-- START Given data --

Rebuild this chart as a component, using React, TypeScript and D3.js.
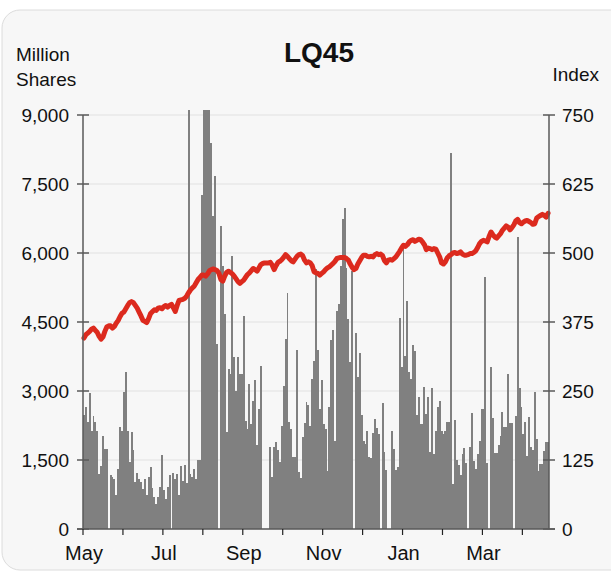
import React from "react";
import * as d3 from "d3";

// Daily traded volume (million shares), one value per trading day
const volume: number[] = [
  2470, 2660, 2320, 2950, 2140, 2450, 2320, 2140, 1200, 1360, 2030, 1740, 1750, 0, 1180, 1140, 1090, 730, 1310, 2210,
  2140, 2980, 3410, 2140, 1450, 2100, 1710, 1020, 1210, 1090, 1020, 870, 1090, 740, 1130, 1340, 900, 700, 540, 690,
  910, 1600, 840, 650, 910, 1180, 0, 1210, 1090, 1200, 730, 1360, 1050, 1400, 1000, 9500, 1200, 1140, 1310, 1090,
  1500, 1500, 7260, 9500, 9500, 9500, 9500, 8400, 6800, 7670, 4030, 0, 6590, 5720, 4680, 2100, 3480, 3380, 5930, 3740,
  3010, 3740, 3380, 3360, 4620, 2340, 2180, 3160, 2290, 2790, 3250, 1820, 2600, 3540, 0, 0, 0, 0, 1790, 1130,
  1790, 1900, 1710, 1450, 2230, 3100, 4120, 5140, 2320, 2180, 1560, 1560, 3900, 1230, 1100, 2000, 2310, 2760, 2690, 2250,
  3270, 3660, 5660, 3900, 2610, 3240, 2290, 2180, 1260, 2660, 4100, 4330, 1910, 4730, 4890, 5720, 6730, 6970, 5680, 4570,
  3630, 5610, 0, 4270, 3300, 3830, 2470, 1920, 1850, 2130, 1560, 1540, 2080, 2400, 2200, 2070, 0, 2740, 1670, 1290,
  0, 0, 2140, 1730, 1290, 1340, 4590, 3520, 6100, 3770, 4950, 3410, 3270, 3990, 3870, 2480, 2870, 2290, 2290, 3085,
  2500, 2870, 1670, 3070, 1630, 2140, 2650, 2790, 2140, 2070, 2130, 2320, 2320, 8170, 980, 2370, 1490, 1400, 1180, 1630,
  1760, 1430, 0, 1780, 2520, 1470, 1310, 1620, 1910, 2610, 2610, 5470, 1430, 0, 3520, 2420, 1650, 1650, 1820, 2030,
  2540, 2210, 2210, 3360, 2310, 2310, 0, 2450, 6350, 3070, 2660, 2070, 2320, 1580, 2430, 1780, 1720, 2980, 1960, 1270,
  1420, 1420, 1690, 1890, 1890,
];

// LQ45 index close, one value per trading day
const indexClose: number[] = [
  346, 352, 355, 358, 362, 364, 360, 356, 349, 344, 348, 358, 366, 368, 368, 364, 367, 373, 378, 385,
  391, 393, 399, 405, 410, 412, 410, 405, 400, 393, 386, 378, 376, 374, 381, 390, 394, 397, 396, 400,
  401, 399, 403, 405, 402, 405, 407, 401, 394, 405, 414, 415, 416, 418, 422, 428, 433, 437, 440, 446,
  452, 456, 460, 460, 458, 462, 468, 470, 471, 470, 468, 463, 452, 449, 458, 465, 467, 465, 462, 458,
  453, 448, 445, 448, 451, 456, 461, 464, 468, 472, 470, 467, 473, 479, 481, 482, 482, 482, 483, 478,
  470, 477, 483, 485, 488, 492, 497, 494, 490, 486, 484, 489, 494, 497, 498, 495, 487, 482, 484, 482,
  477, 466, 464, 463, 460, 463, 466, 470, 473, 475, 478, 481, 485, 490, 491, 492, 492, 492, 490, 487,
  480, 474, 470, 472, 480, 486, 492, 496, 496, 494, 493, 494, 493, 497, 499, 497, 498, 495, 486, 482,
  487, 488, 487, 490, 493, 498, 503, 509, 514, 512, 515, 520, 523, 524, 521, 523, 525, 524, 520, 515,
  506, 509, 508, 506, 508, 507, 500, 493, 482, 480, 484, 491, 495, 497, 500, 501, 499, 500, 502, 498,
  496, 496, 497, 499, 499, 501, 504, 510, 517, 521, 523, 522, 520, 530, 538, 533, 529, 527, 531, 535,
  541, 545, 549, 547, 542, 546, 551, 558, 561, 555, 553, 556, 558, 559, 557, 555, 552, 553, 563, 566,
  568, 570, 568, 565, 572,
];

// first trading day of each month (index into the daily arrays)
const monthTickIndex: number[] = [0, 21, 42, 63, 84, 105, 126, 147, 168, 189, 210, 231];
const monthLabels: string[] = ["May", "", "Jul", "", "Sep", "", "Nov", "", "Jan", "", "Mar", ""];

const volumeTicks: number[] = [0, 1500, 3000, 4500, 6000, 7500, 9000];
const indexTicks: number[] = [0, 125, 250, 375, 500, 625, 750];

const W = 611;
const H = 574;
const L = 83;
const R = 549;
const T = 115;
const B = 529;
const FONT = "'Liberation Sans', Arial, Helvetica, sans-serif";

export default function App() {
  const N = volume.length;
  const x = d3.scaleLinear().domain([0, N]).range([L, R]);
  const yV = d3.scaleLinear().domain([0, 9000]).range([B, T]);
  const yI = d3.scaleLinear().domain([0, 750]).range([B, T]);
  const bw = x(1) - x(0);

  const line = d3
    .line<number>()
    .x((_, i) => x(i + 0.5))
    .y((d) => yI(d));

  const axisColor = "#5a5a5a";

  return (
    <svg
      width={W}
      height={H}
      style={{ position: "absolute", left: 0, top: 0 }}
      fontFamily={FONT}
    >
      <defs>
        <clipPath id="plotClip">
          <rect x={L} y={110} width={R - L} height={B - 110} />
        </clipPath>
      </defs>
      <rect x={2} y={10} width={640} height={560} rx={18} ry={18} fill="#f7f7f7" stroke="#dcdcdc" strokeWidth={1} />

      {/* gridlines */}
      {volumeTicks.map((t) => (
        <line key={"g" + t} x1={L} x2={R} y1={yV(t)} y2={yV(t)} stroke="#e1e1e1" strokeWidth={1} />
      ))}

      {/* bars */}
      <g clipPath="url(#plotClip)" shapeRendering="crispEdges">
        {volume.map((v, i) =>
          v > 0 ? (
            <rect key={i} x={x(i)} y={yV(v)} width={bw + 0.05} height={B - yV(v)} fill="#808080" />
          ) : null
        )}
      </g>

      {/* index line */}
      <path
        d={line(indexClose) || ""}
        fill="none"
        stroke="#dc2a1e"
        strokeWidth={5}
        strokeLinejoin="round"
        strokeLinecap="round"
      />

      {/* left axis */}
      <line x1={L} x2={L} y1={T} y2={B} stroke={axisColor} strokeWidth={1.5} />
      {volumeTicks.map((t) => (
        <g key={"lt" + t}>
          <line x1={L - 6} x2={L + 6} y1={yV(t)} y2={yV(t)} stroke={axisColor} strokeWidth={1.5} />
          <text x={69} y={yV(t)} dy="0.35em" textAnchor="end" fontSize={19} fill="#111">
            {d3.format(",")(t)}
          </text>
        </g>
      ))}

      {/* right axis */}
      <line x1={R} x2={R} y1={T} y2={B} stroke={axisColor} strokeWidth={1.5} />
      {indexTicks.map((t) => (
        <g key={"rt" + t}>
          <line x1={R - 6} x2={R + 6} y1={yI(t)} y2={yI(t)} stroke={axisColor} strokeWidth={1.5} />
          <text x={562} y={yI(t)} dy="0.35em" textAnchor="start" fontSize={19} fill="#111">
            {t}
          </text>
        </g>
      ))}

      {/* bottom axis */}
      <line x1={L - 6} x2={R + 6} y1={B} y2={B} stroke={axisColor} strokeWidth={1.5} />
      {monthTickIndex.map((mi, k) => (
        <g key={"bt" + k}>
          <line x1={x(mi)} x2={x(mi)} y1={B} y2={B + 6} stroke="#222" strokeWidth={1.2} />
          {monthLabels[k] ? (
            <text x={x(mi) + 1} y={560} textAnchor="middle" fontSize={20} fill="#111">
              {monthLabels[k]}
            </text>
          ) : null}
        </g>
      ))}

      {/* titles */}
      <text x={319} y={62} textAnchor="middle" fontSize={28} fontWeight="bold" fill="#111">
        LQ45
      </text>
      <text x={16} y={61} fontSize={19} fill="#111">
        Million
      </text>
      <text x={16} y={86} fontSize={19} fill="#111">
        Shares
      </text>
      <text x={599} y={81} textAnchor="end" fontSize={19} fill="#111">
        Index
      </text>
    </svg>
  );
}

-- END Given data --

Work required – Starting at the top of the listing above, reproduce each line up to and including the one with "import * as"; omit the pictures.

Task result –
Rebuild this chart as a component, using React, TypeScript and D3.js.
import React from "react";
import * as d3 from "d3";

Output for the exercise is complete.